Add a box of popcorn (which we only seem to need in a cinema) and you complete the spell to transport you anywhere in the universe. But back to the movies themselves...
Iron Man started the run for Marvel in 2008. Robert Downey Jr as Tony Stark was a big risk at the time but has proved to be a very smart choice. Downey Jr sought out Elon Musk to get a sense of how to play the character and has a cameo in Iron Man 2.
From Iron Man, there have been 19 films, not all as successful, but the most recent two Black Panther and Infinity Wars both set records and reframed what could be done with an action movie. It set new records for the biggest opening weekend in the US and globally.

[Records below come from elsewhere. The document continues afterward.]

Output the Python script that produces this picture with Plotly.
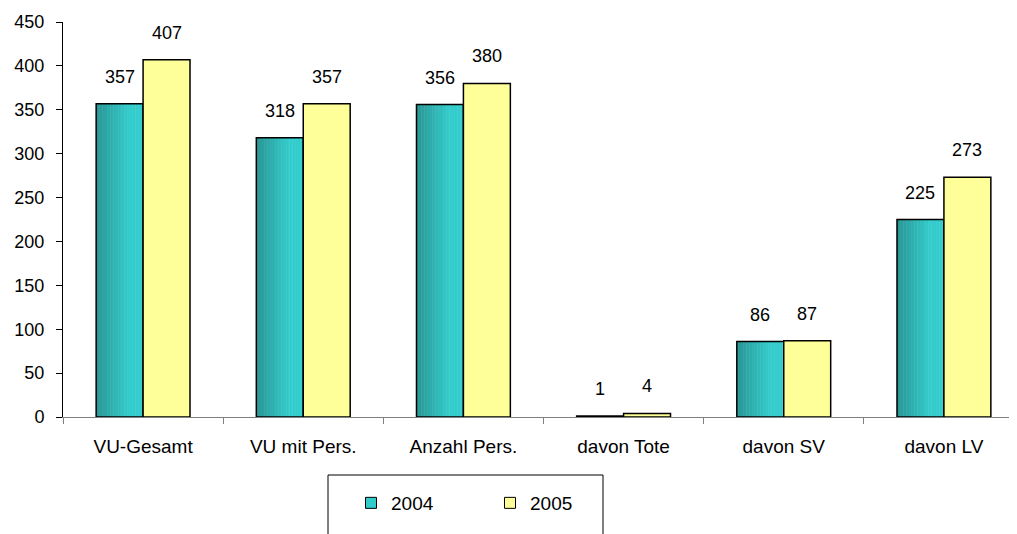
import plotly.graph_objects as go

categories = ["VU-Gesamt", "VU mit Pers.", "Anzahl Pers.", "davon Tote", "davon SV", "davon LV"]
values_2004 = [357, 318, 356, 1, 86, 225]
values_2005 = [407, 357, 380, 4, 87, 273]
y_ticks = [0, 50, 100, 150, 200, 250, 300, 350, 400, 450]

FONT = "Liberation Sans, Arial, sans-serif"
BAR_W = 0.293
YELLOW = "#ffff99"
TEAL = "#33cccc"

# page has an 8px body margin, so figure coords = page coords - 8
PAGE_OFF = 8
W, H = 1017, 534
L, R, T, B = 55, 1, 14, 125
PW = W - L - R
PH = H - T - B


def px_x(p):
    return (p - PAGE_OFF - L) / PW


def px_y(p):
    return (H - B - (p - PAGE_OFF)) / PH


def teal_shade(t):
    # horizontal gradient: darker on the left, light teal on the right
    t = min(t / 0.7, 1.0)
    c0, c1 = (40, 150, 148), (52, 204, 204)
    r, g, b = (round(a + (b_ - a) * t) for a, b_ in zip(c0, c1))
    return f"rgb({r},{g},{b})"


fig = go.Figure()

# 2004 bars drawn as thin slices to mimic the gradient fill
n_slices = 30
for k in range(n_slices):
    fig.add_trace(go.Bar(
        x=categories, y=values_2004,
        width=BAR_W / n_slices + 0.003,
        offset=-BAR_W + k * BAR_W / n_slices,
        marker=dict(color=teal_shade((k + 0.5) / n_slices), line=dict(width=0)),
        showlegend=False, hoverinfo="skip",
    ))
# outline of 2004 bars
fig.add_trace(go.Bar(
    x=categories, y=values_2004, width=BAR_W, offset=-BAR_W,
    marker=dict(color="rgba(0,0,0,0)", line=dict(color="black", width=1.5)),
    showlegend=False, name="2004",
))
fig.add_trace(go.Bar(
    x=categories, y=values_2005, width=BAR_W, offset=0,
    marker=dict(color=YELLOW, line=dict(color="black", width=1.5)),
    showlegend=False, name="2005",
))

# legend entries
for name, color in [("2004", TEAL), ("2005", YELLOW)]:
    fig.add_trace(go.Scatter(
        x=[None], y=[None], mode="markers", name=name,
        marker=dict(symbol="square", size=11, color=color,
                    line=dict(color="black", width=1)),
    ))

# value labels
for i, (a, b) in enumerate(zip(values_2004, values_2005)):
    for val, off in [(a, -BAR_W / 2), (b, BAR_W / 2)]:
        fig.add_annotation(
            x=i + off, y=val, text=str(val), showarrow=False,
            yanchor="middle", yshift=27,
            font=dict(family=FONT, size=18, color="black"),
        )

# legend frame
fig.add_shape(
    type="rect", xref="paper", yref="paper",
    x0=px_x(328), x1=px_x(603), y0=px_y(475), y1=px_y(570),
    line=dict(color="black", width=1), fillcolor="rgba(0,0,0,0)",
)

fig.update_layout(
    width=W, height=H,
    margin=dict(l=L, r=R, t=T, b=B, autoexpand=False),
    paper_bgcolor="white", plot_bgcolor="white",
    barmode="overlay",
    font=dict(family=FONT, size=18, color="black"),
    showlegend=True,
    legend=dict(
        orientation="h", x=px_x(351), y=px_y(503),
        xanchor="left", yanchor="middle",
        entrywidth=94, entrywidthmode="pixels",
        font=dict(family=FONT, size=19, color="black"),
        bgcolor="rgba(0,0,0,0)",
    ),
    xaxis=dict(
        type="category", range=[-0.5, 5.5],
        showline=True, linecolor="#808080", linewidth=1,
        ticks="outside", tickson="boundaries", ticklen=6, tickcolor="#808080",
        ticklabelstandoff=12,
        showgrid=False, zeroline=False,
        tickfont=dict(family=FONT, size=19, color="black"),
    ),
    yaxis=dict(
        range=[0, 450], tickvals=y_ticks,
        showline=True, linecolor="black", linewidth=1,
        ticks="outside", ticklen=6, tickcolor="black",
        ticklabelstandoff=8,
        showgrid=False, zeroline=False,
        tickfont=dict(family=FONT, size=18, color="black"),
    ),
)

fig.write_html("out.html")
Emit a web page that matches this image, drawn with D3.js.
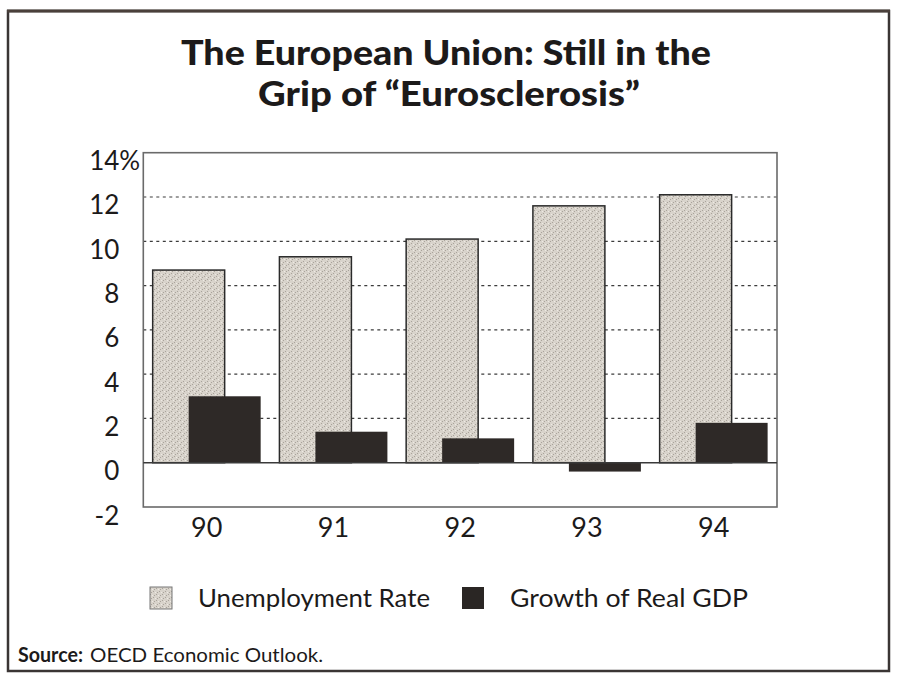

Iit is now number two for the most records with 13 after Star Wars: The Force Awakens, which has 32. Black Panther, released just before it, was a runaway success and next is the Captain Marvel film which features Marvel first female lead film who is contacted at the end of the Infinity Wars part one with part two due in 2020. It means the Disney owned Marvel Studio had the #1 and #2 hits in 2018, the #5, 6 & 8 in 2017, #3, 6, 13 & 16 in 2016 and every expectation to have at least one big hit in 2019 and 2020.
Rather than the pure thrills and spills the movies, which are very long, also feature a lot of character development, big plots and some contemporary talking points.
In Black Panther, it was isolationist policies that saw some conservatives in America claiming the movie supported their views and endorsed Donald Trump. The movie uses it to make the argument against it. In Infinity Wars, the villain wants to avoid unsustainable growth and overpopulation. His solution? Kill half the beings in the universe. Originally he wanted to do it to impress his love interest, Death.
Age of Ultron looks at the power and dark side of AI, despite his character and the issues of android intelligence in 1968.
Besides the revenues from the movies, there are the significant merchandising options which have always been a very big part of the game and, speaking of games, most of the characters have had multiple computer game versions created (they have not always been as good). The limited period to use the Thanos gauntlet in one of the world's most popular games Fortnite was a very smart move.
For DC and Marvel fans the idea of Superman, Wonder Woman and Batman ever working with or fighting Iron Man and the rest of the Marvel characters is crazy, but for movie fans, the treatment on the big screen may see someone eventually consider the collaboration.
What is more likely than that though is more from the recent characters. Deadpool is not new but his “Merc with a Mouth” character stopped him appearing on the big screen for years. When he did it was rated 18 and became the second highest earning adult movie ever.
Black Panther was the first black superhero to headline a movie and it was a hit. DC’s Wonder Woman was the first female superhero blockbuster and in 2019 Marvel will release Captain Marvel, their first superhero female-led movie. She is also the person that was called at the end of Infinity Wars to save the universe from Thanos.
While not slated for movie release we can expect to see some of the newer characters like Ms Marvel or Kamala Khan, a teenage Muslim superhero, and Ms America (America Chavez has same-sex parents, she's latina and a lesbian). Perhaps too many moulds to shatter with one character, but we shall see.